Die CSU hat in diesem Jahr bei ihrer Herbstklausur auf Provokationen verzichtet - zumindest, was die Auswahl ihrer Gäste anbelangt. CDU-Politiker und Behördenchefs statten der Fraktion Besuche ab. Aufsehenerregende Personalien wie Ungarns Ministerpräsident Viktor Orban oder der damalige britische Premier David Cameron, die bei zurückliegenden CSU-Tagungen dabei waren, suchte man diesmal vergebens auf der Gästeliste.

Für provokante Einladungen fühlte sich diesmal die SPD zuständig. So muss es zumindest aus Sicht der CSU aussehen. Denn kaum einer sorgt bei den Christsozialen derzeit für so viel Kopfschütteln wie der luxemburgische Außenminister Jean Asselborn mit seinen Äußerungen zu einem EU-Rausschmiss Ungarns oder zur türkischen Visafreiheit.

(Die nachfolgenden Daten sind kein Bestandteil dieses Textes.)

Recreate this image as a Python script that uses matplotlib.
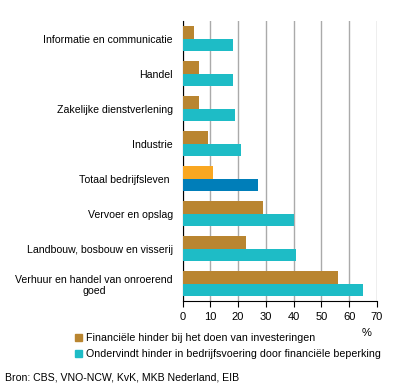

Dass Asselborn gestern bei der SPD-Klausur in Bad Aibling zu Gast war, wollte Fraktionschef Markus Rinderspacher dann auch genau so verstanden wissen: als klaren Kontrapunkt zu den früheren CSU-Gästen. Asselborn stehe für ein Europa der Werte. Die CSU schlage dagegen einen Weg der Renationalisierung ein. Das Hofieren von "Europazerstörern" wie Orban, Putin oder Cameron "war schädlich für Bayern", kritisierte Rinderspacher. Ministerpräsident Horst Seehofer (CSU) wolle nicht, dass Deutschland Deutschland bleibe. "Die CSU möchte aus Deutschland und Bayern ein anderes Land machen, nämlich ein autoritäres, nationalkonservatives Land", erklärte der SPD-Fraktionsvorsitzende. Seehofer übernehme kritiklos "kulturkämpferische Rhetorik" aus Ungarn und Polen und Ideen wie Attacken auf die beiden öffentlich-rechtlichen Rundfunkanstalten, die Seehofer zusammenlegen will.

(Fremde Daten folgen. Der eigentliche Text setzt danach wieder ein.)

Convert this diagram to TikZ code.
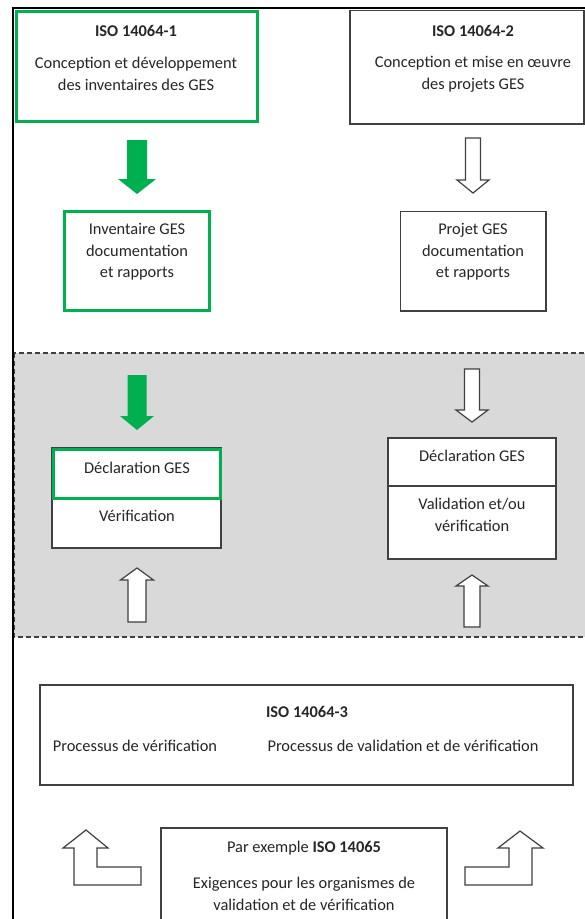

Auch Asselborn warnte vor einem Kulturkampf in Europa und rief die Staaten auf, sich auf die "Urwerte, die Europa zusammenhalten", zu besinnen. Er plädierte für ein einheitliches europäisches Asylsystem mit gemeinsamen Finanzmitteln, einheitlichen Asylverfahren und -dauern sowie einer festen Verteilung von Flüchtlingen. "Was wird mit Ländern, die absolut nicht folgen können? Ich glaube, diese Frage muss man den Ländern stellen: Sind sie dann noch Mitglied der europäischen Wertegemeinschaft", sagte er. Wer sich hier ausklinke, klinke sich allgemein aus der europäischen Solidarität aus. Den von den sogenannten Visegrad-Staaten Polen, Tschechien, Ungarn und Slowakei eingebrachten Begriff der "flexiblen Solidarität" lehnte er ab und warnte, dass dann bald flexible Rechtsstaatlichkeit und Pressefreiheit folgen würden. Auf Solidarität müsse man sich verlassen können, sagte Asselborn und forderte, dass Staaten, die weniger Flüchtlinge aufnehmen, sich zumindest in anderen Bereichen wie dem Schutz der EU-Außengrenzen stärker engagieren müssten. Er kritisierte, dass verschiedene Politiker Europa zugunsten nationaler Interessen schwächen wollten und warnte: "Wir machen ein politisches Verbrechen für die kommenden Generationen."

Zweiter Gast des gestrigen Klausurtages war SPD-Bundesgeneralsekretärin Katarina Barley, die ebenfalls die CSU ins Visier nahm und dieser vorwarf, "tief in die rechtspopulistische Kiste" zu greifen. "Die CSU fängt jetzt auch an, sich selbst zu zerlegen." Selbst die Kirchen würden sich immer weiter von ihr distanzieren, sagte sie mit Blick auf den Streit um die Äußerungen von CSU-Generalsekretär Andreas Scheuer zur Integration von Flüchtlingen.

Die Generalsekretärin der Bayern-SPD, Natascha Kohnen, glaubt, dass die CSU durch ihre Rhetorik viele ihrer eigenen Wähler verprelle. Durch Scheuers Einlassungen zu "fußballspielenden, ministrierenden Senegalesen" sei die Stimmung nun endgültig gekippt.